Karol Urban, President of the Cinema Audio Society, said: “This weekend, the Oscars may be turned upside down as we may see winners from all categories accept their Oscars upside down in a silent show of solidarity with the eight affected categories. We are all filmmakers of equal importance.”

The Academy and the show’s producers for 2022 previously announced that eight categories would be cut from the live telecast to tighten up the proceedings for the global TV audience. Instead, the awards for sound, original score, production design, film editing, makeup and hairstyling, documentary short, animated short and live-action short would be handed out an hour earlier, when many of the biggest Hollywood stars were still on the red carpet. Clips from the winning acceptance speeches would be edited and rebroadcast later during the telecast.

At the time, Academy President Dave Rubin said: “We realize these kinds of changes can prompt concern about equity, and we ask you to understand our goal has been to find a balance in which nominees, winners, members, and viewing audience all have a rewarding show experience. Moving forward we will assess this change and will continue to look for additional ways to make our show more entertaining and more thrilling for all involved, inside the Dolby Theatre and watching from home.”

Three of the letter’s signers are among this year’s nominees for best sound:

Belfast (Denise Yarde, Simon Chase, James Mather and Niv Adiri); Dune (Mac Ruth, Mark Mangini, Theo Green, Doug Hemphill and Ron Bartlett); No Time to Die (Simon Hayes, Oliver Tarney, James Harrison, Paul Massey and Mark Taylor); The Power of the Dog (Richard Flynn, Robert Mackenzie and Tara Webb); and West Side Story (Tod A. Maitland, Gary Rydstrom, Brian Chumney, Andy Nelson and Shawn Murphy).

From: Sound Artists from around the world.
To: Academy of Motion Picture Arts and Sciences and ABC.

We are very saddened by the current world events and the troubled times we live in. The decisions that people, businesses, corporations and world leaders have to make are really challenging.

We have to regroup and reevaluate all of our actions every day and every second.

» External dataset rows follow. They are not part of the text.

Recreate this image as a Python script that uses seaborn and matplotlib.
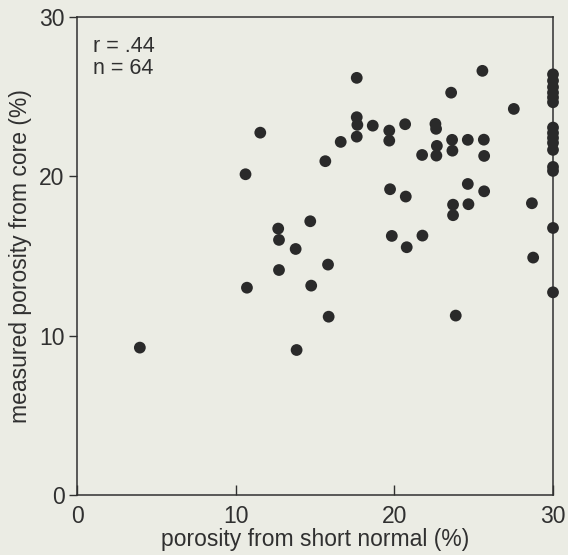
import numpy as np
import pandas as pd
import seaborn as sns
import matplotlib.pyplot as plt

# porosity values (%)
short_normal = [3.96, 10.62, 11.55, 10.71, 12.68, 12.73, 12.73, 13.78, 13.84, 14.70,
                14.76, 15.65, 15.82, 15.86, 16.62, 17.63, 17.63, 17.67, 17.63, 18.64,
                19.68, 19.68, 19.73, 19.84, 20.68, 20.72, 20.78, 21.75, 21.77, 22.59,
                22.63, 22.68, 22.65, 23.58, 23.64, 23.66, 23.70, 23.70, 23.87, 24.63,
                24.63, 24.67, 25.55, 25.64, 25.66, 25.66, 27.53, 28.67, 28.75,
                30.0, 30.0, 30.0, 30.0, 30.0, 30.0, 30.0, 30.0, 30.0, 30.0,
                30.0, 30.0, 30.0, 30.0, 30.0]
core = [9.25, 20.13, 22.74, 13.01, 16.72, 16.01, 14.12, 15.44, 9.10, 17.18,
        13.14, 20.95, 14.46, 11.19, 22.16, 26.18, 23.71, 23.23, 22.49, 23.18,
        22.87, 22.24, 19.19, 16.26, 23.27, 18.73, 15.55, 21.34, 16.28, 23.29,
        22.98, 21.91, 21.30, 25.25, 22.29, 21.61, 18.22, 17.56, 11.26, 22.29,
        19.52, 18.25, 26.62, 22.30, 21.28, 19.06, 24.23, 18.31, 14.90,
        26.40, 26.00, 25.60, 25.25, 24.95, 24.65, 23.06, 22.72, 22.41, 22.10,
        21.66, 20.59, 20.34, 16.76, 12.72]

df = pd.DataFrame({"short": short_normal, "core": core})

bg = "#ebece4"
ink = "#303030"
sns.set_style("ticks")
plt.rcParams["font.family"] = ["Liberation Sans", "DejaVu Sans"]

fig = plt.figure(figsize=(5.68, 5.55), dpi=100, facecolor=bg)
ax = fig.add_axes([0.1356, 0.1081, 0.838, 0.8613], facecolor=bg)

sns.scatterplot(data=df, x="short", y="core", ax=ax, s=72, color="#2a2a2a",
                edgecolor="none", clip_on=False, zorder=3)

ax.set_xlim(0, 30)
ax.set_ylim(0, 30)
ax.set_xticks([0, 10, 20, 30])
ax.set_yticks([0, 10, 20, 30])
ax.tick_params(axis="x", direction="in", length=7, width=1, labelsize=16.5, pad=7, colors=ink)
ax.tick_params(axis="y", direction="out", length=6, width=1, labelsize=16.5, pad=3, colors=ink)
for sp in ax.spines.values():
    sp.set_visible(True)
    sp.set_color(ink)
    sp.set_linewidth(1.1)

ax.set_xlabel("porosity from short normal (%)", fontsize=16.5, color=ink, labelpad=0)
ax.set_ylabel("measured porosity from core (%)", fontsize=16.5, color=ink, labelpad=5)

ax.text(0.033, 0.96, "r = .44\nn = 64", transform=ax.transAxes, fontsize=15.5,
        va="top", ha="left", color=ink, linespacing=1.05)

fig.savefig("out.png", dpi=100, facecolor=bg)
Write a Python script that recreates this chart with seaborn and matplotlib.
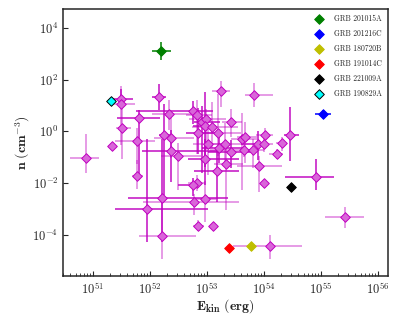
import numpy as np
import pandas as pd
import matplotlib
matplotlib.use("Agg")
import matplotlib.pyplot as plt
import seaborn as sns

# log10 values, errors in dex (lower, upper)
log_e = [51.50, 51.50, 52.15, 53.25, 53.83, 51.80, 52.34, 52.76, 52.83, 52.92,
         52.98, 52.96, 53.09, 53.19, 53.42, 51.51, 52.25, 52.37, 52.84, 51.78,
         51.33, 53.01, 53.32, 53.21, 53.62, 53.67, 54.01, 54.46, 54.31, 53.90,
         54.00, 50.87, 52.36, 52.50, 52.97, 53.65, 53.80, 53.42, 54.23, 53.33,
         53.17, 53.92, 54.00, 54.92, 51.78, 52.82, 52.75, 52.21, 52.96, 52.77,
         51.95, 52.85, 53.10, 52.21, 54.11, 55.43]
log_n = [1.25, 1.06, 1.31, 1.56, 1.42, 0.51, 0.66, 0.79, 0.62, 0.37,
         0.47, 0.21, 0.15, -0.05, 0.36, 0.12, -0.15, -0.25, -0.08, -0.37,
         -0.57, -0.48, -0.49, -0.64, -0.29, -0.23, -0.16, -0.15, -0.46, -0.50,
         -0.50, -1.02, -0.75, -0.96, -1.09, -0.71, -0.71, -0.82, -0.88, -1.25,
         -1.52, -1.35, -2.00, -1.77, -1.73, -2.00, -2.09, -2.60, -2.61, -2.74,
         -3.00, -3.65, -3.66, -4.06, -4.45, -3.33]
e_lo = [0.20, 0.19, 0.12, 0.16, 0.17, 0.38, 0.30, 1.00, 0.20, 0.15,
        0.30, 0.20, 0.35, 0.30, 0.15, 0.10, 0.10, 0.30, 0.20, 0.40,
        0.00, 0.25, 0.35, 0.30, 0.20, 0.15, 0.15, 0.10, 0.10, 0.30,
        0.10, 0.27, 0.50, 0.30, 0.30, 0.60, 0.20, 0.40, 0.15, 0.20,
        0.40, 0.40, 0.00, 0.55, 0.10, 0.15, 0.25, 0.60, 0.20, 0.90,
        0.57, 0.10, 0.00, 0.40, 0.66, 0.36]
e_hi = [0.20, 0.24, 0.13, 0.16, 0.32, 0.37, 0.40, 0.35, 0.25, 0.30,
        0.35, 0.20, 0.45, 0.40, 0.20, 0.15, 0.10, 0.40, 0.40, 0.30,
        0.00, 0.30, 0.30, 0.45, 0.25, 0.20, 0.15, 0.15, 0.10, 0.15,
        0.15, 0.24, 0.90, 0.40, 0.60, 0.20, 0.20, 0.40, 0.10, 0.30,
        0.40, 0.40, 0.00, 0.30, 0.10, 0.15, 0.10, 1.15, 0.20, 0.80,
        1.07, 0.10, 0.00, 0.60, 0.56, 0.32]
n_lo = [0.30, 1.60, 0.48, 0.62, 0.47, 2.40, 0.60, 0.50, 1.50, 2.00,
        1.20, 1.60, 0.80, 0.90, 0.60, 1.20, 2.30, 0.80, 0.80, 0.90,
        0.00, 1.20, 0.70, 0.60, 2.00, 1.00, 0.40, 1.00, 0.30, 0.60,
        0.30, 0.60, 1.20, 1.30, 1.00, 0.30, 0.70, 0.60, 0.20, 1.80,
        1.20, 1.00, 0.00, 0.50, 0.50, 0.30, 0.40, 1.70, 0.90, 0.50,
        1.30, 0.20, 0.00, 0.90, 0.50, 0.40]
n_hi = [0.40, 0.70, 0.52, 0.38, 0.45, 0.30, 0.55, 0.40, 0.60, 0.60,
        0.40, 1.30, 1.00, 1.50, 0.50, 0.90, 1.20, 0.90, 1.00, 0.50,
        0.00, 0.70, 0.80, 0.50, 1.00, 0.60, 0.30, 1.10, 0.25, 0.50,
        0.30, 0.90, 0.80, 0.50, 0.80, 0.30, 0.40, 0.50, 0.20, 0.80,
        0.80, 0.40, 0.00, 0.70, 0.60, 0.30, 0.30, 2.30, 0.70, 0.30,
        2.70, 0.20, 0.00, 1.30, 0.45, 0.40]
dark = [1, 0, 1, 0, 0, 1, 0, 1, 0, 1,
        0, 1, 0, 0, 0, 0, 1, 0, 1, 0,
        0, 0, 0, 1, 0, 0, 0, 1, 0, 1,
        0, 0, 1, 0, 1, 0, 0, 1, 0, 0,
        1, 0, 0, 1, 0, 0, 1, 1, 0, 0,
        1, 0, 0, 0, 0, 0]

grb_names = ["GRB 201015A", "GRB 201216C", "GRB 180720B",
             "GRB 191014C", "GRB 221009A", "GRB 190829A"]
grb_colors = ["green", "blue", "y", "red", "black", "cyan"]
grb_log_e = [52.20, 55.03, 53.78, 53.39, 54.47, 51.32]
grb_log_n = [3.09, 0.66, -4.44, -4.52, -2.16, 1.16]
grb_e_err = [0.16, 0.14, 0.0, 0.0, 0.0, 0.0]
grb_n_err = [0.35, 0.15, 0.0, 0.0, 0.0, 0.0]

sns.set_style("ticks")
plt.rcParams["font.family"] = ["cmr10", "DejaVu Serif"]
plt.rcParams["mathtext.fontset"] = "cm"
plt.rcParams["axes.formatter.use_mathtext"] = True

fig = plt.figure(figsize=(4, 3.2), dpi=100)
ax = fig.add_axes([0.158, 0.1375, 0.812, 0.835])

le, ln = np.array(log_e), np.array(log_n)
E, n = 10**le, 10**ln
xerr = np.array([E - 10**(le - np.array(e_lo)), 10**(le + np.array(e_hi)) - E])
yerr = np.array([n - 10**(ln - np.array(n_lo)), 10**(ln + np.array(n_hi)) - n])
dk = np.array(dark, dtype=bool)

for mask, a in [(~dk, 0.5), (dk, 0.95)]:
    ax.errorbar(E[mask], n[mask], xerr=xerr[:, mask], yerr=yerr[:, mask],
                fmt="none", ecolor="m", alpha=a, elinewidth=1.1, zorder=1)

df = pd.DataFrame({"E": E, "n": n})
sns.scatterplot(data=df, x="E", y="n", ax=ax, marker="D", s=24,
                color="#d966d9", edgecolor="#c000c0", linewidth=0.7, zorder=3)

ge, gn = 10**np.array(grb_log_e), 10**np.array(grb_log_n)
for i in range(len(grb_names)):
    if grb_e_err[i] > 0:
        ax.errorbar(ge[i], gn[i],
                    xerr=[[ge[i] - ge[i] * 10**-grb_e_err[i]], [ge[i] * 10**grb_e_err[i] - ge[i]]],
                    yerr=[[gn[i] - gn[i] * 10**-grb_n_err[i]], [gn[i] * 10**grb_n_err[i] - gn[i]]],
                    fmt="none", ecolor=grb_colors[i], elinewidth=1.1, zorder=4)
    sns.scatterplot(x=[ge[i]], y=[gn[i]], ax=ax, marker="D", s=24, color=grb_colors[i],
                    edgecolor="black" if grb_colors[i] == "cyan" else grb_colors[i],
                    linewidth=0.7, label=grb_names[i], zorder=5)

ax.set_xscale("log")
ax.set_yscale("log")
ax.set_xlim(3e50, 1.5e56)
ax.set_ylim(2.5e-6, 5.5e4)
ax.set_xlabel(r"$\mathbf{E_{kin}\ (erg)}$", fontsize=10, labelpad=0)
ax.set_ylabel(r"$\mathbf{n\ (cm^{-3})}$", fontsize=10, labelpad=0)
ax.tick_params(direction="in", labelsize=9, which="both")
for s in ax.spines.values():
    s.set_linewidth(1.1)

ax.legend(loc="upper right", frameon=False, fontsize=5.5, markerscale=1.0,
          handletextpad=1.0, labelspacing=0.85, borderaxespad=0.4)

fig.savefig("out.png", dpi=100)
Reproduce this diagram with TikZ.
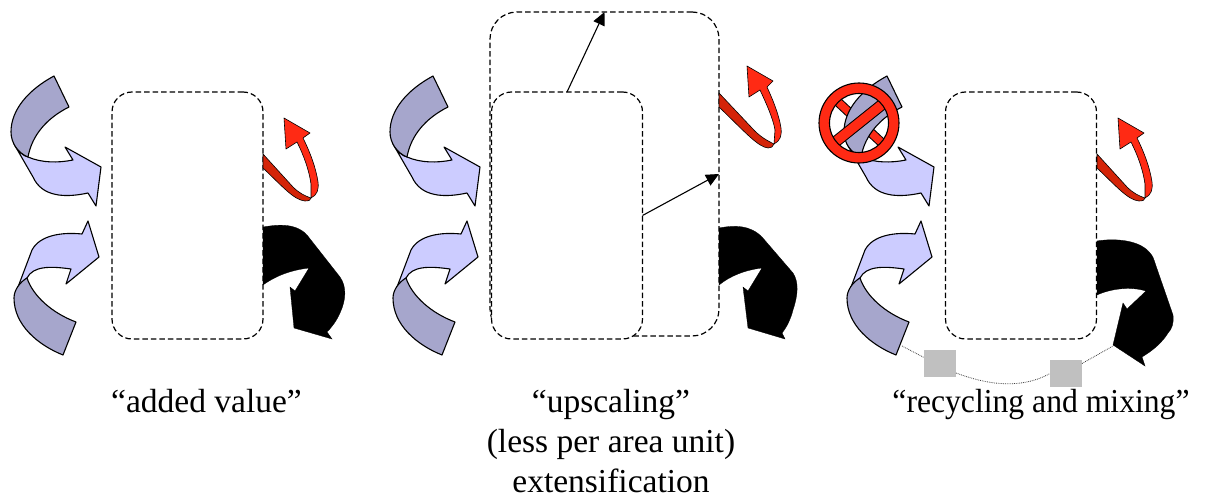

As a community of Sound Artists we respectfully disagree and are opposed to the changes that are being made for the Broadcast of the 94th Oscars ceremony.

Every film is greater than the sum of all of the parts and it only gets made by the joint effort and contribution of all the people involved in creating movies.

We all make films together, we need to focus on what we contribute in common, not what divides us.

The eight categories not presented live are Documentary Short, Film Editing, Makeup and Hairstyling, Music Score, Production Design, Live Action Short, Animated Short and Sound.

We have lost many great artists in our times. Let’s not put these categories in the “In Memoriam” edited section of the broadcast show.

Sincerely yours, Sound Artists

The 94th Academy Awards air Sunday, March 27, on ABC.